Por Rebeca Reynaud
A muchas personas les tiene sin cuidado la política. No se han dado cuenta de que en la política les va desde el precio de los jitomates y el alza de la gasolina, hasta la vida propia y la de los suyos. Hay que interesarse por la marcha del mundo. Es importante cumplir nuestros deberes cívicos. Hay que saber en quiénes depositamos los destinos de la patria. La historia, la literatura y el arte nos revelan que no hay nadie demasiado diferente, no hay sino una única humanidad que sueña, sufre, ríe, llora, adora y espera.
Algunas y algunos políticos exigen un Estado laico donde nadie imponga sus ideas, cuando ese político(a) es el primero que impone sus ideas laicistas –que no son neutrales: es ya tomar postura-, a un país formado en un 85% de católicos.
La cuestión que desean imponer es confundir laicismo con destierro del concepto religioso de la vida. Los que se espantan por oír el nombre de Dios de boca del presidente o de un secretario, deberían olvidar el Himno nacional, en la estrofa que dice: “por el dedo de Dios se escribió”.
Impedir la difusión social de los principios cristianos, aparte de una injusta discriminación (cuantas facilidades se dan a las más extravagantes e infames opiniones), es privarnos no sólo de una esperanza de salvación, sino también del arsenal de principios que nos permiten la recuperación de la excelencia y de la dignidad agredida.
El compromiso del cristiano en el mundo, en dos mil años de historia, se ha expresado en diferentes modos. Uno de ellos ha sido el de la participación en la acción política. Es preciso un cristianismo a la altura de los tiempos.
Hoy, casi todo se fundamenta en las estadísticas y se acepta por consenso. Robert Spaemann que escribió: “Las condiciones de supervivencia de la humanidad no están sujetas a votación: son como son” (desde 1992 Spaemann es profesor emérito de la Universidad de München).

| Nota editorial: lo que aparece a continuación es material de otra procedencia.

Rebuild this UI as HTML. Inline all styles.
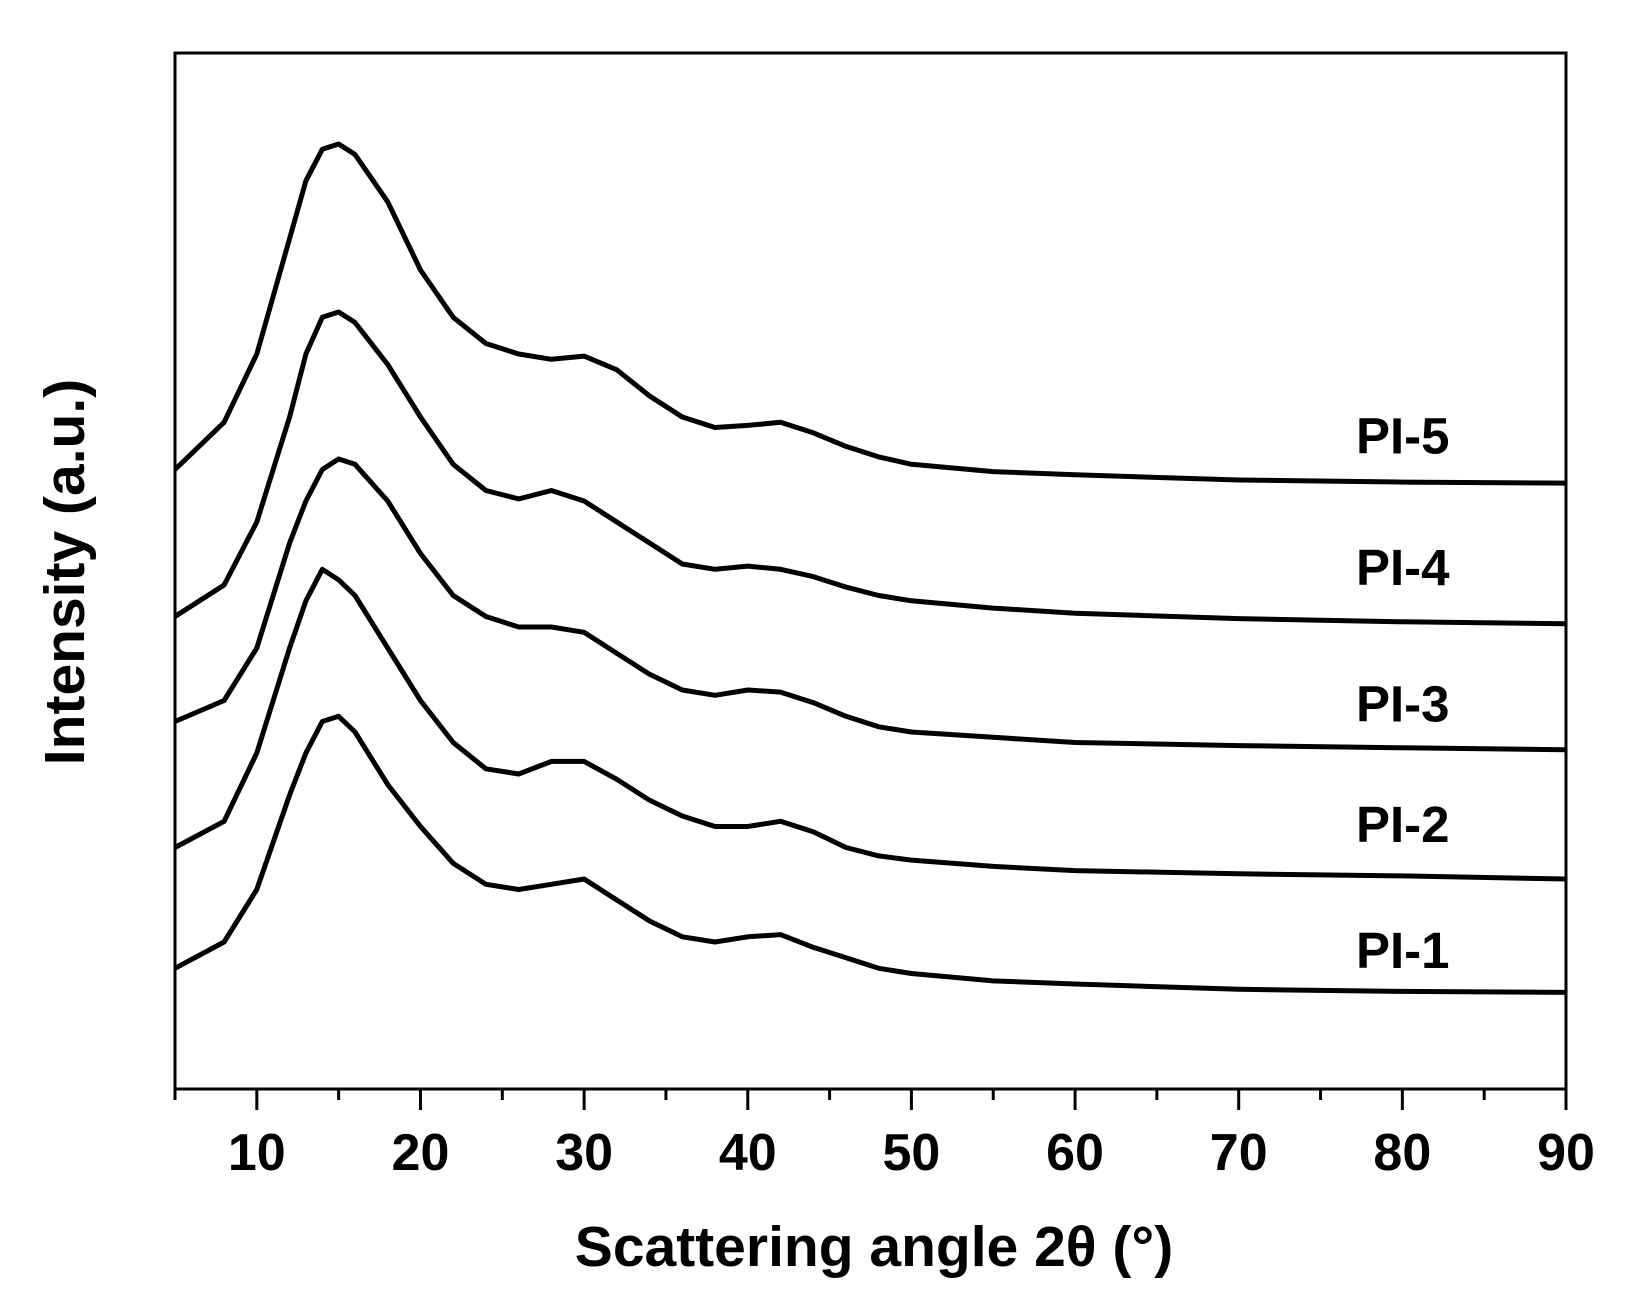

Los relativistas y los escépticos consideran que aceptar cualquier creencia es algo servil, una torpe esclavitud que coarta la libertad de pensamiento e impide una forma de pensar elevada e independiente.
El cristianismo constituye la raíz de los principales valores que sustentan nuestra civilización. “Habría que recordar no sólo la contribución del cristianismo a la supervivencia y difusión de la cultura antigua clásica, sino también su labor de creación de las más elevadas obras, desde las catedrales al gregoriano, desde la mística a Bach.
El olvido de la religiosidad y de las epifanías del espíritu es una de las causas fundamentales de la degradación de la cultura contemporánea”, dice Ignacio Sánchez Cámara.
El cristianismo, y la religiosidad en general, constituyen un poderoso instrumento para mejorar el mundo, siempre que se supere la tentación del fanatismo. Siempre que no se olvide que la moral cristiana es, ante todo, una invitación a la reforma personal.
Abundan las voces que exigen que las creencias religiosas queden relegadas al ámbito de la conciencia personal, a la esfera de lo privado. Juan Pablo II decía: “No tengamos miedo de hablar de Dios ni de mostrar los signos de la fe con la frente muy alta” (Mane nobiscum Domine, n.26).
Contradicciones del relativismo
El relativismo, al no tener una referencia clara a la verdad, lleva a la confusión global de lo que está bien y lo que está mal. Si se analizan con un poco de detalle sus argumentaciones, es fácil advertir que casi todas suelen refutarse a sí mismas:
- «La verdad no es universal» (¿excepto esta verdad?).
- «Nadie puede conocer la verdad» (salvo tú, por lo que parece).
- «La verdad es incierta» (¿es incierto también lo que tú dices?).
- «Todas las generalizaciones son falsas» (¿esta también?).
- «No puedes ser dogmático» (con esta misma afirmación estás demostrando ser bastante dogmático).
- «No me impongas tu verdad» (tú me estás imponiendo ahora tus verdades).
- «No hay absolutos» (¿absolutamente?).
El deber y el derecho de los cristianos a estar presentes en la vida pública, se sustenta en el reconocimiento del valor cristiano de las realidades terrenas. No se reduce la vida pública a la vida política, sino que es mucho más amplia. Existen ámbitos relevantes que deben de ser respetados y protegidos por el Estado: el entorno familiar, la cultura, las relaciones económicas y laborales, los derechos humanos universales, etc.
Las nuevas situaciones reclaman hoy la presencia de los fieles laicos en todos los campos. A nadie le es lícito permanecer ocioso. Muchos católicos han dejado el campo de la política. No se trata de que todos seamos especialistas en política, pero sí se debe de conocer un mínimo sobre el bien común y de la administración pública y del gobierno civil, porque sin esta comprensión no puede haber crítica constructiva ni opciones inteligentes.